I chose to invoke the spirit of doorways, beginnings and transitions, at times abstract, concrete, sacred and profane. I fashioned Janus, sculpted my own double-faced vessels that could talk about theatre, masks, drag and sci-fi. I queered Janus, doused him in my glazes and fantasies, giving an alchemical make up. All varying in their colour and style, with drippy, hi-gloss glaze, crying, gushing watery tears, hollowed out, some containing candles, others containing plants. These ventriloquist vessels are adjacent bodies, relations, relatives, lovers or strangers within proximity.
Stearn is interested in pointing to the hierarchies between different artforms but also embracing disciplines associated with craft. This is exemplified in another ongoing series of alluring textile works that she has been producing over the past few years that are a hybrid of tapestry and quilt. These objects are deeply coded, carrying connotations of comfort, warmth and safety but also community, resistance and protest. An earlier tapestry from the series (entitled Preciado Picnic) features an interlocking circle motif adapted from a traditional wedding band quilting pattern, aiming to add another layer to the structure in which contents rest. This work is embellished with a selection of elements: embroideries of X chromosomes, sperm, a lesbian labrys (a double-bladed battleaxe), trans symbolism, symbols representing sex stains, DNA, food (an aubergine), toothbrushes, a tea bag, marijuana. A more recent tapestry entitled Glyph Picnic, was hung like a heraldic banner or a welcoming flag at an exhibition in France last year at La Maison Populaire, entitled NO NO DESIRE DESIRE, La clinique du queer. This project sought to address some of the implications of spaces accessed by communities of people identifying as queer being closed during the first waves of the pandemic.

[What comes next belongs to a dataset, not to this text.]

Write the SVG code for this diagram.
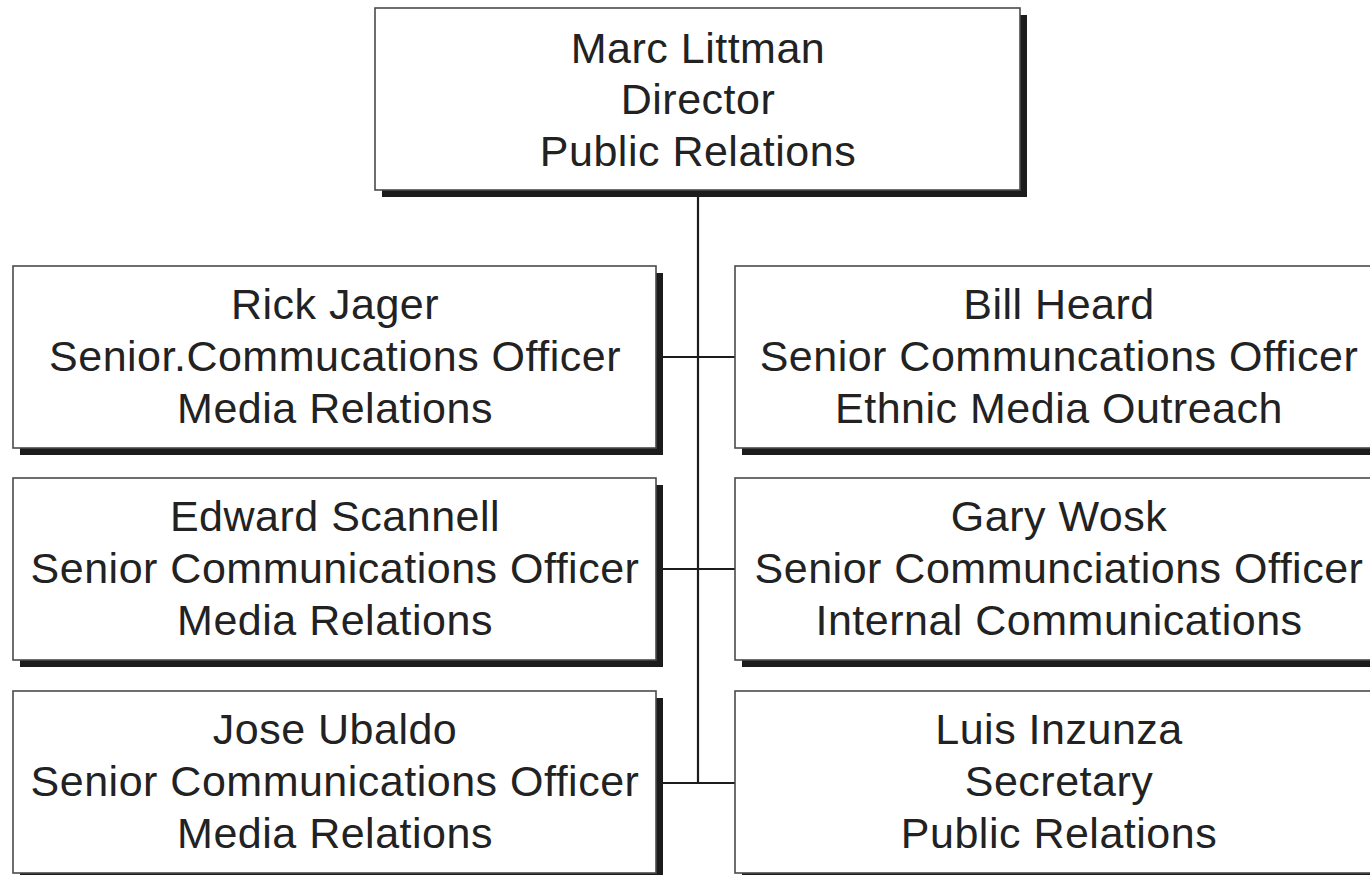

During our conversations late last spring Stearn sent me an image of one of these tapestries hanging in her back garden in Glasgow. The image evoked another I’ve been looking at of late, a photograph of artist Madge Gill (1882-1961) in her back garden, taken in the 1940s. In the 1920s Gill began communicating with her spirit guide Myrninerest. Contact with the entity continued without interruption throughout the rest of her life and resulted in the generation of a variety of countless drawings, writings, knitting, crochet-work and piano-playing. Stearn may not be a spirit medium, but she does seek to channel the impetus of her antecedents, tapping into the essence of their creative energies. And like the work of Gill, her work takes any number of forms that merge with other areas of life. Moreover, Stearn is one of a legion of artists working today who – out of necessity – has devised idiosyncratic vocabularies and methodologies that borrow much from mystical traditions. Stearn’s art is concerned with consciousness-raising but also with carving out and defending those moments and sites where communality and tenderness can flourish. The apparatus used by Stearn often appears jerry-built and improvisational and yet it is reinforced by a silent, elegant strength. In a world where techno-rational objectivity dominates such moments and sites feel more important than ever.